The more one studies these objects the firmer becomes the conviction that the term gorget, as applied to some of them as a class, is misleading or even more than misleading. That most of them are gorgets one may not deny. That a lesser number are not gorgets we are free to affirm; that the bulk of them one cannot positively assign to this purpose or that purpose is quite probable.

The study indicated in the description of these various specimens is based on the collections in the Peabody Museum, the Phillips Academy Museum, and previous studies on the same types in the joint museums of the State University and Historical Society of Columbus, together with extensive reading. As to the examination of the individual specimens, a number show wearing in such a manner as to preclude the idea of suspension as gorgets, as this term is understood. Now the term gorget indicates an ornament of one type or another suspended about the neck or upon the chest. The wearing in such place as has been noted could only have resulted from the tying of these specimens, or the fastening of them with two, three, or even four strings, each stretched to a tension so as to hold the object firmly. The wearing would naturally occur at points very different from those which would be in evidence if the object was simply suspended by means of one string. Again, the form, in instances, precludes the idea of the gorget.

Certain forms, from their positions on skeletons in burial-places or by means of reliable evidence on the part of travelers, one can safely call ornamental gorgets.

I found more of them on prehistoric sites than on Shawano or Delaware sites in the Ohio Valley. From the surface of South Fort at Fort Ancient, Warren County, Ohio, I collected one rectangular gorget with straight sides and two perforations; one oval, with two perforations, one concave—two perforations; one rectangular pendant, straight sides, one perforation.

In graves within the South Fort, I found two pendant-shaped gorgets among decayed human bones. There was one perforation near the end of each gorget.

In the Coiner mound, three miles east of Frankfort, Ohio, a diamond-shaped gorget was found under the head of a skeleton.

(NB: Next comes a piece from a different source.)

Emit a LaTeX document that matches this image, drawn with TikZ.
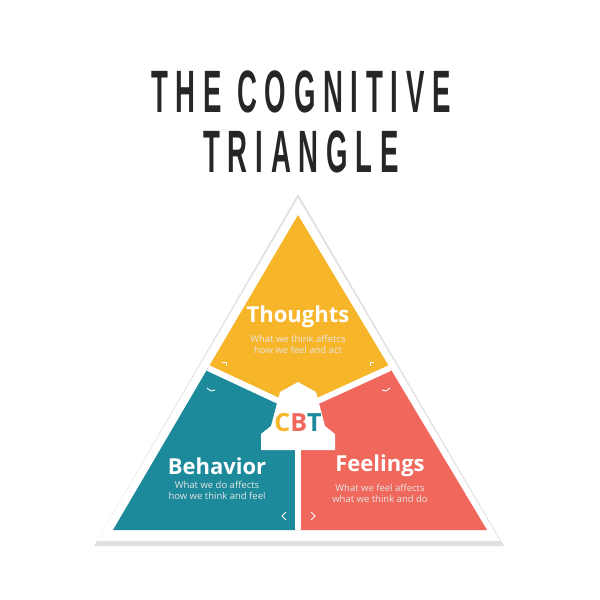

Three miles down the Scioto River from Chillicothe, in the Redman mound, were found two gorgets. One with expanded centre, two perforations, with skeleton. One broad, with concave sides, two perforations, and under head of skeleton. Both these were of slate.

With skeleton no. 278, in the Hopewell group (explored, 1891), lay a gorget of cannel coal.

The Storey mound, west of Chillicothe, sheds some light upon the gorget class. On the right wrist of a skeleton was found a fine expanded centre gorget of ribbon slate, with two perforations. On the left wrist, one of the same kind, but not perforated. Also at the left wrist, a concave one with unusually sharp edges.

In the Roberts mound, Perry County, Ohio, was found a gorget injured by fire. It was thick, expanded centre, with two perforations, and lay amid the remains of a cremated skeleton.